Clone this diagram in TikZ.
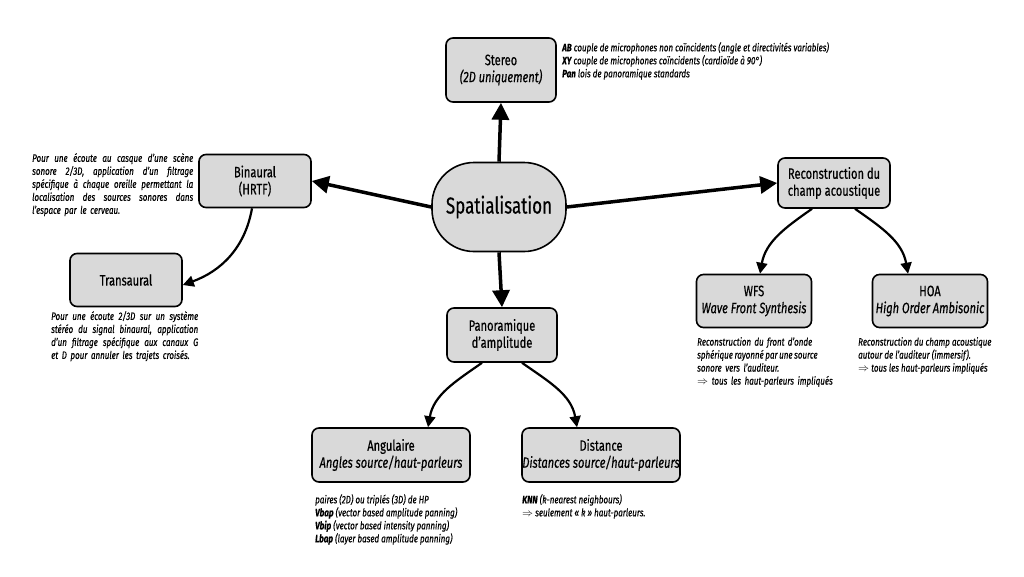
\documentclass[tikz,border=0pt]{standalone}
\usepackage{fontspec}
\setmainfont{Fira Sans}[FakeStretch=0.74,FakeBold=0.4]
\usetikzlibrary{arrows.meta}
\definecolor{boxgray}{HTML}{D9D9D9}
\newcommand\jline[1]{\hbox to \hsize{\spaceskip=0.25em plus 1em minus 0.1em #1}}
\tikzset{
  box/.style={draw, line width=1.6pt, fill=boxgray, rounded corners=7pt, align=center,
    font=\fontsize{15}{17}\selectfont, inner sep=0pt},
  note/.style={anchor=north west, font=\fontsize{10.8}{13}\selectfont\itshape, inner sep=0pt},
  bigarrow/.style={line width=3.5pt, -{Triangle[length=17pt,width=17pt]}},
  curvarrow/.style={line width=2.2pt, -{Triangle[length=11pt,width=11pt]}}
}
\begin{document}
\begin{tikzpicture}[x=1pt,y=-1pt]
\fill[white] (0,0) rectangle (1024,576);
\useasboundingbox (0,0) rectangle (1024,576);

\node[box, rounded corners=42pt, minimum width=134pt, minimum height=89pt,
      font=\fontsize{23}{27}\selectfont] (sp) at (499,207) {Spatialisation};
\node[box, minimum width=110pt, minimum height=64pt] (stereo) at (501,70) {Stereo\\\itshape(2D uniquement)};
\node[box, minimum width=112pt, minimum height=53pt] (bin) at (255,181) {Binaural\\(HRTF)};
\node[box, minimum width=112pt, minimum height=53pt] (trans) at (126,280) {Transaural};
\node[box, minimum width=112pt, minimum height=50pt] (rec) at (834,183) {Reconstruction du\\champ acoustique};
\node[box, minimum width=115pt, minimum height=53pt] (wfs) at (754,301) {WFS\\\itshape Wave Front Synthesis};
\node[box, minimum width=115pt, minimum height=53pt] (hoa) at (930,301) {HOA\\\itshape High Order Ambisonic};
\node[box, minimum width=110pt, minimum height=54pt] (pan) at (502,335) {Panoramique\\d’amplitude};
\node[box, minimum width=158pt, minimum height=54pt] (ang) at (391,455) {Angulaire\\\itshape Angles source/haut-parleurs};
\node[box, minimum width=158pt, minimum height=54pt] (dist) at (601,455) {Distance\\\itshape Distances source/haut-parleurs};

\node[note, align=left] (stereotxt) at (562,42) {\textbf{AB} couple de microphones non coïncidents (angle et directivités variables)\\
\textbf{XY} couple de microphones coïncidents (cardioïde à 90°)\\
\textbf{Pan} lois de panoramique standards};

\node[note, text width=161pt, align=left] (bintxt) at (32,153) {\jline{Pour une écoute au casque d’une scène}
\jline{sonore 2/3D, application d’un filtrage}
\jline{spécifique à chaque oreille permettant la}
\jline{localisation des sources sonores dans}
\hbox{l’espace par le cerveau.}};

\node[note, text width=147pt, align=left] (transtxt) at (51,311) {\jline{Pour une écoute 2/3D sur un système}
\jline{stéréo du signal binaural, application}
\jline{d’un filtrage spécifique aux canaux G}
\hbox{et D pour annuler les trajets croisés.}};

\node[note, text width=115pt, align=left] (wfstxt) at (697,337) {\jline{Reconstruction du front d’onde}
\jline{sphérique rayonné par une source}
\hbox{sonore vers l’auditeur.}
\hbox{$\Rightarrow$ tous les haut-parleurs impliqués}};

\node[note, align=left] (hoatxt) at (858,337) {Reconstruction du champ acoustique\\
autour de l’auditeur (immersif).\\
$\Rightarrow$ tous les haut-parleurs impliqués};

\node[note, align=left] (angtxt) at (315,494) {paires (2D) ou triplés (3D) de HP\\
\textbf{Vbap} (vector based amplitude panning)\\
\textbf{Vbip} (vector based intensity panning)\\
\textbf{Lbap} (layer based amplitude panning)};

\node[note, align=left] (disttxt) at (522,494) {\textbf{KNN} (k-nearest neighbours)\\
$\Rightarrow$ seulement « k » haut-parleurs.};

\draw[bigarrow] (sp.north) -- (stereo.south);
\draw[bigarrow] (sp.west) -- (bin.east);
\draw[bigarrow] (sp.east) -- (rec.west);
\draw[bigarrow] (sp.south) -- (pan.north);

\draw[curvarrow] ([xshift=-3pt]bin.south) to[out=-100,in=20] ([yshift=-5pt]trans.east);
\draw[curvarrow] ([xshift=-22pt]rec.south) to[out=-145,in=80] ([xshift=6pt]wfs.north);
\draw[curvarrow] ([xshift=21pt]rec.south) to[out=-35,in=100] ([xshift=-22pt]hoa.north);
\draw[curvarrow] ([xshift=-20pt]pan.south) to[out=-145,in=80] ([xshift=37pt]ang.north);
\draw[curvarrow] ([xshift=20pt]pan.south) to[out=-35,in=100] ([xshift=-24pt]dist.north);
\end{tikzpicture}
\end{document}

..............................

→ **PROBLEM DESCRIPTION**
Leave out the pictures and output the rest of the material exactly as written.

→ **ANSWER TO THIS PROBLEM**
Clone this diagram in TikZ.
\documentclass[tikz,border=0pt]{standalone}
\usepackage{fontspec}
\setmainfont{Fira Sans}[FakeStretch=0.74,FakeBold=0.4]
\usetikzlibrary{arrows.meta}
\definecolor{boxgray}{HTML}{D9D9D9}
\newcommand\jline[1]{\hbox to \hsize{\spaceskip=0.25em plus 1em minus 0.1em #1}}
\tikzset{
  box/.style={draw, line width=1.6pt, fill=boxgray, rounded corners=7pt, align=center,
    font=\fontsize{15}{17}\selectfont, inner sep=0pt},
  note/.style={anchor=north west, font=\fontsize{10.8}{13}\selectfont\itshape, inner sep=0pt},
  bigarrow/.style={line width=3.5pt, -{Triangle[length=17pt,width=17pt]}},
  curvarrow/.style={line width=2.2pt, -{Triangle[length=11pt,width=11pt]}}
}
\begin{document}
\begin{tikzpicture}[x=1pt,y=-1pt]
\fill[white] (0,0) rectangle (1024,576);
\useasboundingbox (0,0) rectangle (1024,576);

\node[box, rounded corners=42pt, minimum width=134pt, minimum height=89pt,
      font=\fontsize{23}{27}\selectfont] (sp) at (499,207) {Spatialisation};
\node[box, minimum width=110pt, minimum height=64pt] (stereo) at (501,70) {Stereo\\\itshape(2D uniquement)};
\node[box, minimum width=112pt, minimum height=53pt] (bin) at (255,181) {Binaural\\(HRTF)};
\node[box, minimum width=112pt, minimum height=53pt] (trans) at (126,280) {Transaural};
\node[box, minimum width=112pt, minimum height=50pt] (rec) at (834,183) {Reconstruction du\\champ acoustique};
\node[box, minimum width=115pt, minimum height=53pt] (wfs) at (754,301) {WFS\\\itshape Wave Front Synthesis};
\node[box, minimum width=115pt, minimum height=53pt] (hoa) at (930,301) {HOA\\\itshape High Order Ambisonic};
\node[box, minimum width=110pt, minimum height=54pt] (pan) at (502,335) {Panoramique\\d’amplitude};
\node[box, minimum width=158pt, minimum height=54pt] (ang) at (391,455) {Angulaire\\\itshape Angles source/haut-parleurs};
\node[box, minimum width=158pt, minimum height=54pt] (dist) at (601,455) {Distance\\\itshape Distances source/haut-parleurs};

\node[note, align=left] (stereotxt) at (562,42) {\textbf{AB} couple de microphones non coïncidents (angle et directivités variables)\\
\textbf{XY} couple de microphones coïncidents (cardioïde à 90°)\\
\textbf{Pan} lois de panoramique standards};

\node[note, text width=161pt, align=left] (bintxt) at (32,153) {\jline{Pour une écoute au casque d’une scène}
\jline{sonore 2/3D, application d’un filtrage}
\jline{spécifique à chaque oreille permettant la}
\jline{localisation des sources sonores dans}
\hbox{l’espace par le cerveau.}};

\node[note, text width=147pt, align=left] (transtxt) at (51,311) {\jline{Pour une écoute 2/3D sur un système}
\jline{stéréo du signal binaural, application}
\jline{d’un filtrage spécifique aux canaux G}
\hbox{et D pour annuler les trajets croisés.}};

\node[note, text width=115pt, align=left] (wfstxt) at (697,337) {\jline{Reconstruction du front d’onde}
\jline{sphérique rayonné par une source}
\hbox{sonore vers l’auditeur.}
\hbox{$\Rightarrow$ tous les haut-parleurs impliqués}};

\node[note, align=left] (hoatxt) at (858,337) {Reconstruction du champ acoustique\\
autour de l’auditeur (immersif).\\
$\Rightarrow$ tous les haut-parleurs impliqués};

\node[note, align=left] (angtxt) at (315,494) {paires (2D) ou triplés (3D) de HP\\
\textbf{Vbap} (vector based amplitude panning)\\
\textbf{Vbip} (vector based intensity panning)\\
\textbf{Lbap} (layer based amplitude panning)};

\node[note, align=left] (disttxt) at (522,494) {\textbf{KNN} (k-nearest neighbours)\\
$\Rightarrow$ seulement « k » haut-parleurs.};

\draw[bigarrow] (sp.north) -- (stereo.south);
\draw[bigarrow] (sp.west) -- (bin.east);
\draw[bigarrow] (sp.east) -- (rec.west);
\draw[bigarrow] (sp.south) -- (pan.north);

\draw[curvarrow] ([xshift=-3pt]bin.south) to[out=-100,in=20] ([yshift=-5pt]trans.east);
\draw[curvarrow] ([xshift=-22pt]rec.south) to[out=-145,in=80] ([xshift=6pt]wfs.north);
\draw[curvarrow] ([xshift=21pt]rec.south) to[out=-35,in=100] ([xshift=-22pt]hoa.north);
\draw[curvarrow] ([xshift=-20pt]pan.south) to[out=-145,in=80] ([xshift=37pt]ang.north);
\draw[curvarrow] ([xshift=20pt]pan.south) to[out=-35,in=100] ([xshift=-24pt]dist.north);
\end{tikzpicture}
\end{document}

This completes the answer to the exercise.